Para Veloso, além de uma licença menor para
gastos extras no ano que vem, é fundamental definir com clareza qual regra
fiscal será adotada para assegurar a redução da relação dívida/PIB. “Caso o
teto de gastos seja abandonado, é necessário apresentar outra regra que seja
capaz de sinalizar, de forma crível, que essa meta será atingida.” Estabilizar
e reduzir a relação entre a dívida e o PIB não é obviamente um objetivo em si
mesmo. As consequências da perda de controle fiscal são bastante concretas, atingindo
em cheio a vida da população.
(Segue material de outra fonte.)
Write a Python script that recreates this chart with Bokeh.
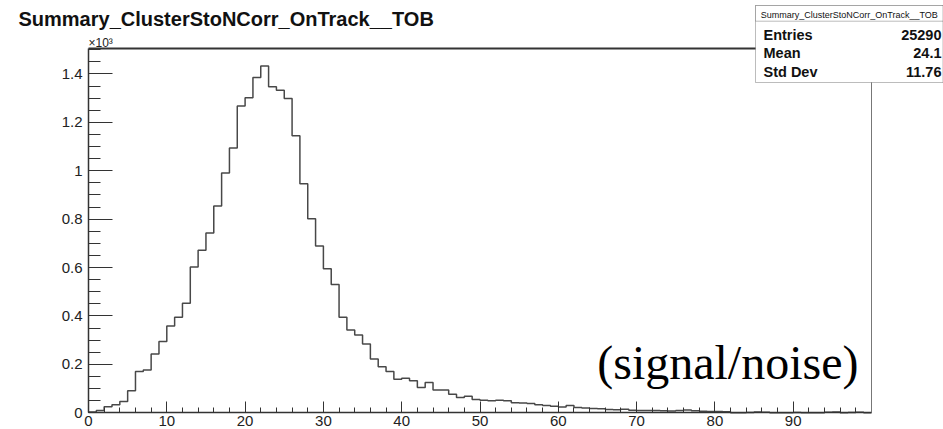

A percepção de um aumento descontrolado da dívida
pública tende a pressionar o câmbio, o que alimenta a inflação, exigindo juros
mais altos e, com isso, reduzindo o crescimento. Com mais incerteza, os
investimentos são afetados, prejudicando a expansão da economia e as
contratações de novos empregados, principalmente no mercado formal, nota
Veloso.
Na semana passada, Lula e outros petistas
reclamaram do mercado. Os investidores não teriam reagido do mesmo modo às várias
manobras do governo Bolsonaro para driblar o teto de gastos. Na verdade, o
descaso do presidente e do ministro Paulo Guedes em relação à principal âncora
fiscal do país cobrou o seu preço. Por longos períodos, o câmbio ficou mais
desvalorizado do que indicavam as contas externas, os preços de commodities e a
diferença entre os juros externos e internos, contribuindo para manter a
inflação em 12 meses acima de 10%. Já as taxas das NTN-Bs de longo prazo, os
títulos do Tesouro corrigidos pela inflação, oscilam entre 5,5% e 6,5% desde
outubro de 2021 - em 2019, estavam abaixo de 4%. O atual nível desses juros é
insustentável, refletindo a adoção de medidas como a PEC dos Precatórios e a
PEC Kamikaze, que furou o teto para elevar o Auxílio Brasil para R$ 600 e
ajudar caminhoneiros e taxistas.
Mas isso pouco interessa agora. Afirmar o
compromisso com a estabilidade fiscal é importante para o próprio Lula. Se
fizer isso, ele terá mais facilidade para governar, num momento de
desaceleração da economia e polarização política.